WALLACE:  Clint Watts is here, he`s a Former FBI Special Agent and Former Member of the Joint Terrorism Task Force and Nelson Cunningham who works as General Counsel for the White House Office of Administration under Bill Clinton where he over saw security clearances in that role.  He`s also a Former Assistant U.S. Attorney for the Southern District of New York.

And let me start with you.  First, thank you for being here.  But let me ask you, is it more than troubling conduct among a handful of individuals when this is 25 applications denied and then over ruled?  Does that suggest that the entire system is broken or perhaps corrupted?

NELSON CUNNINGHAM, FMR. ASSISTANT U.S. ATTORNEY, SOUTHERN DISTRICT OF NEW YORK:  Well, I`ve never seen anything like this.  I came into the Clinton White House about this time, about two years into the administration.  And honestly in the first year or two of that administration, you often find the slow downs insecurity clearances.  You got a whole White House full of new staff.  Many of them are from campaign backgrounds, other backgrounds.  It can take a while to process those people and get them through.

Bill Clinton had back logs.  Donald Trump certainly had big back logs in his first two years.  By the time I got there, it had all been resolved.  Now, it had been reported there that in the first two years of the Clinton White House, there were two employees who had drug use issues in their past and political appointees there had said no, no.  We know these people, we don`t believe they post a security risk.  We`d like to give them security clearances.  That`s two people.

What we`re hearing today is that there were 25 people in the first two years of the Trump administration where political decision makers over ruled the career security professionals who make these decisions.  I`ve never heard of anything like that.

WALLACE:  Clint, Nelson is talking about the kinds of thing I`ve been vetted twice.  Once during President Bush`s first term, second time after his reelection and one time I was a candidate for a job that the FBI was a high degree of scrutiny.  That`s make everybody feel good about the FBI.  But we`re talking about how many times did you smoke pot in college.  What she`s talking about with the "New York Times" has reported on is the CIA flagged Jared Kushner`s application.  What do you have to do for the CIA to raise concerns about your clearance.

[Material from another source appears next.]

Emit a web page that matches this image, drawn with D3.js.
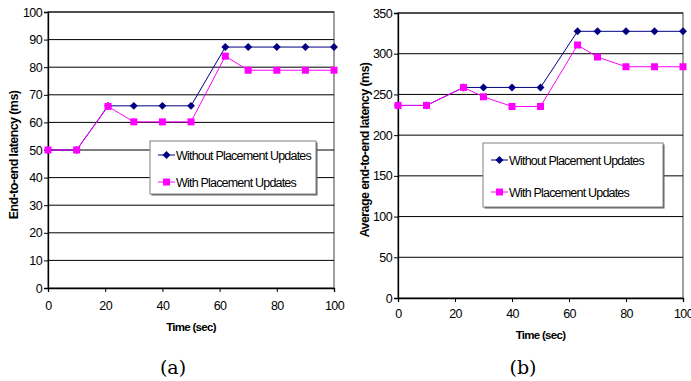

CLINT WATTS, FMR. FBI SPECIAL AGENT:  Yes.  This is the bigger stuff.  I think the four categories, drug use, OK, that can vary.  Criminal conduct, that`s usually immediate deal breaker.  Foreign influence, holy cow, financial problems which makes you vulnerable to foreign influence are compromised.  That`s always a big deal.  Aldrich Ames, if you remember back in CIA days, that was part of it there.

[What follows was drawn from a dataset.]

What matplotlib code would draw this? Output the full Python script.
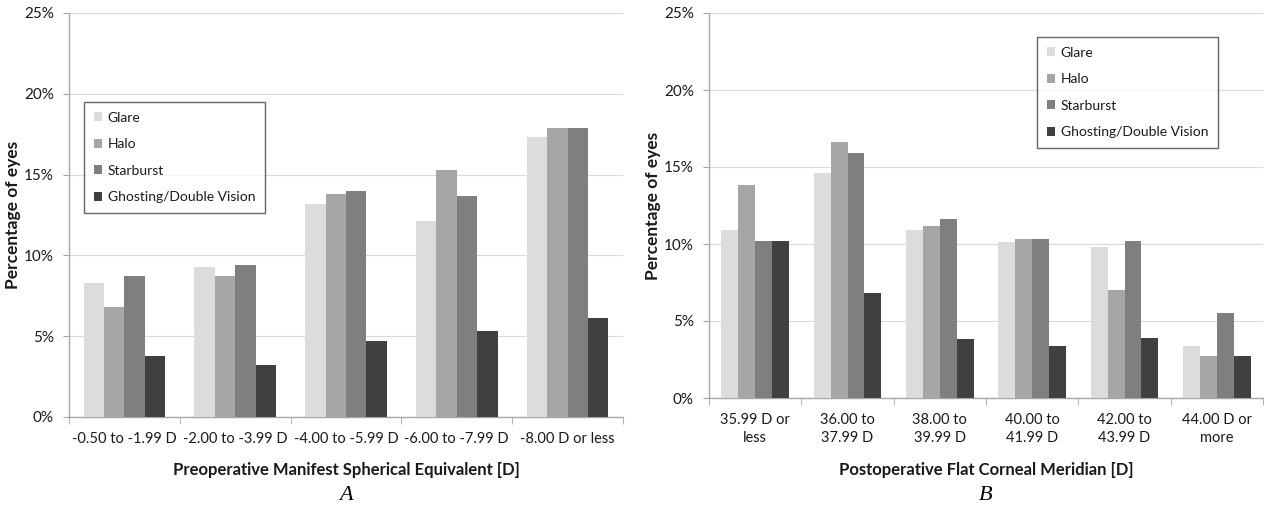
import matplotlib
matplotlib.use("Agg")
import matplotlib.pyplot as plt
import numpy as np
from matplotlib.ticker import FuncFormatter, FixedLocator

plt.rcParams['font.family'] = ['Lato', 'DejaVu Sans']

# data
series = ["Glare", "Halo", "Starburst", "Ghosting/Double Vision"]
colors = ["#dcdcdc", "#a6a6a6", "#7f7f7f", "#404040"]

groups_a = ["-0.50 to -1.99 D", "-2.00 to -3.99 D", "-4.00 to -5.99 D",
            "-6.00 to -7.99 D", "-8.00 D or less"]
glare_a = [8.3, 9.3, 13.2, 12.1, 17.3]
halo_a = [6.8, 8.7, 13.8, 15.3, 17.9]
star_a = [8.7, 9.4, 14.0, 13.7, 17.9]
ghost_a = [3.8, 3.2, 4.7, 5.3, 6.1]

groups_b = ["35.99 D or\nless", "36.00 to\n37.99 D", "38.00 to\n39.99 D",
            "40.00 to\n41.99 D", "42.00 to\n43.99 D", "44.00 D or\nmore"]
glare_b = [10.9, 14.6, 10.9, 10.1, 9.8, 3.4]
halo_b = [13.8, 16.6, 11.2, 10.3, 7.0, 2.7]
star_b = [10.2, 15.9, 11.6, 10.3, 10.2, 5.5]
ghost_b = [10.2, 6.8, 3.8, 3.4, 3.9, 2.7]

text_col = "#1a1a1a"
spine_col = "#a6a6a6"


def draw_panel(ax, groups, values, xlabel, legend_xy, ylab_x, xlab_y):
    x = np.arange(len(groups))
    w = 0.184
    for i, (vals, col, name) in enumerate(zip(values, colors, series)):
        ax.bar(x + (i - 1.5) * w, vals, width=w, color=col, label=name,
               zorder=3)
    ax.set_xlim(-0.5, len(groups) - 0.5)
    ax.set_ylim(0, 25)
    ax.yaxis.set_major_locator(FixedLocator([0, 5, 10, 15, 20, 25]))
    ax.yaxis.set_major_formatter(FuncFormatter(lambda v, p: f"{v:.0f}%"))
    ax.grid(axis='y', color="#d9d9d9", linewidth=0.8, zorder=0)
    ax.set_xticks(x)
    ax.set_xticklabels(groups, linespacing=1.35)
    ax.set_xticks(np.arange(len(groups) + 1) - 0.5, minor=True)
    ax.tick_params(axis='x', which='major', length=0, pad=11,
                   labelsize=10.5, labelcolor=text_col)
    ax.tick_params(axis='x', which='minor', length=5, color=spine_col)
    ax.tick_params(axis='y', length=4, color=spine_col, pad=7,
                   labelsize=11, labelcolor=text_col)
    for s in ['top', 'right']:
        ax.spines[s].set_visible(False)
    for s in ['left', 'bottom']:
        ax.spines[s].set_color(spine_col)
        ax.spines[s].set_linewidth(1.0)
    ax.set_ylabel("Percentage of eyes", fontsize=12.5, fontweight='bold',
                  color=text_col)
    ax.yaxis.set_label_coords(ylab_x, 0.5)
    ax.set_xlabel(xlabel, fontsize=12, fontweight='bold', color=text_col)
    ax.xaxis.set_label_coords(0.5, xlab_y)
    leg = ax.legend(loc='upper left', bbox_to_anchor=legend_xy,
                    fontsize=10, frameon=True, fancybox=False,
                    edgecolor="#404040", handlelength=0.6, handleheight=0.6,
                    handletextpad=0.4, labelspacing=1.05, borderpad=0.7,
                    borderaxespad=0)
    leg.get_frame().set_linewidth(1.0)
    for t in leg.get_texts():
        t.set_color(text_col)


fig = plt.figure(figsize=(12.64, 5.08), dpi=100)
ax_a = fig.add_axes([69 / 1264, 91 / 508, 554 / 1264, 404 / 508])
ax_b = fig.add_axes([709 / 1264, 110 / 508, 554 / 1264, 385 / 508])

draw_panel(ax_a, groups_a, [glare_a, halo_a, star_a, ghost_a],
           "Preoperative Manifest Spherical Equivalent [D]",
           (0.027, 0.78), -0.087, -0.112)
draw_panel(ax_b, groups_b, [glare_b, halo_b, star_b, ghost_b],
           "Postoperative Flat Corneal Meridian [D]",
           (0.592, 0.938), -0.087, -0.166)

fig.text(346 / 1264, 1 - 496 / 508, "A", family="Liberation Serif",
         style='italic', fontsize=16, ha='center', va='center')
fig.text(986 / 1264, 1 - 496 / 508, "B", family="Liberation Serif",
         style='italic', fontsize=16, ha='center', va='center')

fig.savefig("out.png", dpi=100)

I mean, these are all huge red flag issues.  And I think the share volume, the number that we`re talking about isn`t just highly unusual.  It`s way out of bounds.

This is usually resolved before those people ever going to the process.  Most people to go in for these jobs they`ve already been cleared before or they`ve been prescreened by the team that`s going to bring them and to make sure they can quickly get through this process.  This is every vulnerability in the book from this menu.  And one of them, it was interesting even from the Republican who said except for a few who are denied for very serious reasons, which is even more alarming that we only need to deny them.  If it`s so bad you just wouldn`t believe it.

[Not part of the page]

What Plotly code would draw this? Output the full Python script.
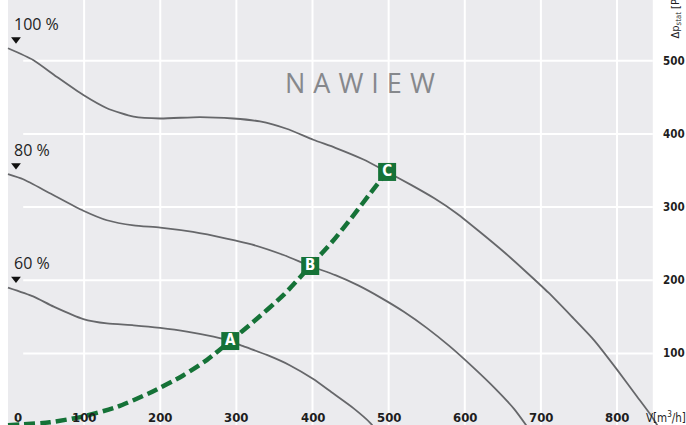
import plotly.graph_objects as go

# Fan characteristic curves: static pressure [Pa] vs. air flow [m3/h]
flow_100 = [0, 33, 64, 99, 130, 165, 200, 252, 296, 331, 366, 401, 430, 467, 498, 530, 560, 590, 620, 650, 680, 710, 740, 770, 800, 825, 845, 854]
pres_100 = [517, 501, 478, 453, 435, 423.5, 421, 423, 421, 417, 407, 392, 381, 365, 348, 330, 312, 291, 266, 240, 212, 183, 151, 118, 78, 43, 15, 0]

flow_80 = [0, 20, 55, 99, 130, 165, 200, 243, 287, 320, 362, 397, 430, 460, 490, 520, 550, 580, 610, 640, 665, 682]
pres_80 = [345, 338, 319, 295, 282, 275, 272, 266, 257, 249, 234.5, 219.5, 207, 193, 176, 157, 135, 110, 82, 52, 24, 0]

flow_60 = [0, 33, 60, 99, 130, 165, 200, 235, 270, 292, 309, 340, 370, 401, 425, 454, 476, 480]
pres_60 = [190, 178, 164, 147, 141, 138.5, 135, 130, 123, 117, 110, 98, 84, 65, 47, 25, 5, 0]

# System (duct) resistance curve
flow_sys = [0, 55, 99, 143, 186, 230, 261, 292, 322, 362, 397, 427, 454, 476, 498]
pres_sys = [2, 6, 14, 27, 46, 70, 91, 117, 143, 180, 219.5, 254, 289, 319, 348]

# Operating points
point_labels = ["A", "B", "C"]
point_flow = [292, 397, 498]
point_pres = [117, 219.5, 348]

# Speed settings
speed_labels = ["100 %", "80 %", "60 %"]
speed_start = [517, 345, 190]

# Axis ticks
x_ticks = [0, 100, 200, 300, 400, 500, 600, 700, 800]
x_tick_text = ["0", "100", "200", "300", "400", "500", "600", "700", "800"]
y_ticks = [100, 200, 300, 400, 500]
y_tick_text = ["100", "200", "300", "400", "500"]

X_RANGE = [-10.5, 890.6]
Y_RANGE = [2.3, 582.9]
PLOT_RIGHT = 847
GRID_LEFT = 20

CURVE = "#66676a"
GREEN = "#157237"
BG = "#ebebee"
NARROW = "Liberation Sans Narrow, DejaVu Sans Condensed, sans-serif"
TICK_FONT = dict(family=NARROW, size=13, color="#1e1e1e")
YTICK_FONT = dict(family=NARROW, size=11.5, color="#1e1e1e")

fig = go.Figure()

for fx, py in [(flow_100, pres_100), (flow_80, pres_80), (flow_60, pres_60)]:
    fig.add_trace(go.Scatter(x=fx, y=py, mode="lines",
                             line=dict(color=CURVE, width=1.8, shape="spline", smoothing=0.6),
                             hoverinfo="skip", showlegend=False))

fig.add_trace(go.Scatter(x=flow_sys, y=pres_sys, mode="lines",
                         line=dict(color=GREEN, width=4.5, dash="11px,5px", shape="spline", smoothing=0.6),
                         hoverinfo="skip", showlegend=False))

fig.add_trace(go.Scatter(x=point_flow, y=point_pres, mode="markers+text",
                         text=point_labels, textposition="middle center",
                         textfont=dict(family=NARROW, size=15, color="white", weight="bold"),
                         marker=dict(symbol="square", size=18, color=GREEN, line=dict(width=0)),
                         hoverinfo="skip", showlegend=False))

# Speed markers (triangles) above the start of each curve
fig.add_trace(go.Scatter(x=[10.5] * 3, y=[s + 12 for s in speed_start], mode="markers",
                         marker=dict(symbol="triangle-down", size=8.5, color="#111111", line=dict(width=0)),
                         hoverinfo="skip", showlegend=False))

shapes = [dict(type="rect", xref="x", yref="y", x0=0, x1=PLOT_RIGHT, y0=Y_RANGE[0] - 5, y1=Y_RANGE[1] + 5,
               fillcolor=BG, line=dict(width=0), layer="below")]
for v in x_ticks[1:]:
    shapes.append(dict(type="line", xref="x", yref="y", x0=v, x1=v, y0=Y_RANGE[0] - 5, y1=Y_RANGE[1] + 5,
                       line=dict(color="white", width=2), layer="below"))
for p in y_ticks:
    shapes.append(dict(type="line", xref="x", yref="y", x0=GRID_LEFT, x1=PLOT_RIGHT, y0=p, y1=p,
                       line=dict(color="white", width=2), layer="below"))

annotations = []
for v, t in zip(x_ticks, x_tick_text):
    if v == 0:
        annotations.append(dict(x=v, y=13, xref="x", yref="y", text="<b>%s</b>" % t, showarrow=False,
                                xanchor="left", xshift=4, yanchor="middle", font=TICK_FONT))
    else:
        annotations.append(dict(x=v, y=13, xref="x", yref="y", text="<b>%s</b>" % t, showarrow=False,
                                xanchor="center", yanchor="middle", font=TICK_FONT))
# Pressure tick labels sit flush against the right edge of the figure
for p, t in zip(y_ticks, y_tick_text):
    annotations.append(dict(x=1, y=p, xref="paper", yref="y", text="<b>%s</b>" % t, showarrow=False,
                            xanchor="right", yanchor="middle", borderpad=0, font=YTICK_FONT))

annotations.append(dict(x=836, y=13, xref="x", yref="y", text="V[m<sup>3</sup>/h]", showarrow=False,
                        xanchor="left", yanchor="middle",
                        font=dict(family=NARROW, size=11.5, color="#1e1e1e")))
annotations.append(dict(x=877.5, y=527, xref="x", yref="y", text="Δp<sub>stat</sub> [Pa]", showarrow=False,
                        textangle=-90, xanchor="center", yanchor="bottom",
                        font=dict(family=NARROW, size=11, color="#1e1e1e")))

for s, t in zip(speed_start, speed_labels):
    annotations.append(dict(x=5, y=s + 33, xref="x", yref="y", text=t, showarrow=False,
                            xanchor="left", yanchor="middle",
                            font=dict(family="Open Sans, sans-serif", size=16, color="#1e1e1e")))

annotations.append(dict(x=462, y=470, xref="x", yref="y",
                        text='<span style="letter-spacing:8px">NAWIEW</span>', showarrow=False,
                        xanchor="center", yanchor="middle", xshift=4,
                        font=dict(family="Open Sans, sans-serif", size=27, color="#86888c")))

fig.update_layout(
    width=686, height=425,
    margin=dict(l=0, r=0, t=0, b=0),
    paper_bgcolor="white", plot_bgcolor="white",
    xaxis=dict(range=X_RANGE, visible=False, fixedrange=True),
    yaxis=dict(range=Y_RANGE, visible=False, fixedrange=True),
    shapes=shapes, annotations=annotations,
    showlegend=False,
)

fig.write_html("out.html")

It`s beyond what we want to be thinking about right now when we just went through a two-year investigation that was focused on foreign influence.  And here we`re talking about clearance is going to people with foreign influence.  Could you imagine being a foreign intel agency wanting to share with us right now.  We`ve seen the President cough up secrets in the Oval Office.

You`ve seen this messy investigations going on and you don`t know if your intelligence is going to people that may be didn`t invest from their business.  I think there`s a lot of things to be concerned about.  And if we`re just overruling it as an intel professional, you see this.  Do you go into the White House and divulge everything?  Are you a little bit nervous instead about giving that information up in the White House?

WALLACE:  I want you to explain this further because I feel like what you`re saying is this could have a chilling effect on what is shared with the U.S. government from our intelligence partners.  Is that what you`re saying?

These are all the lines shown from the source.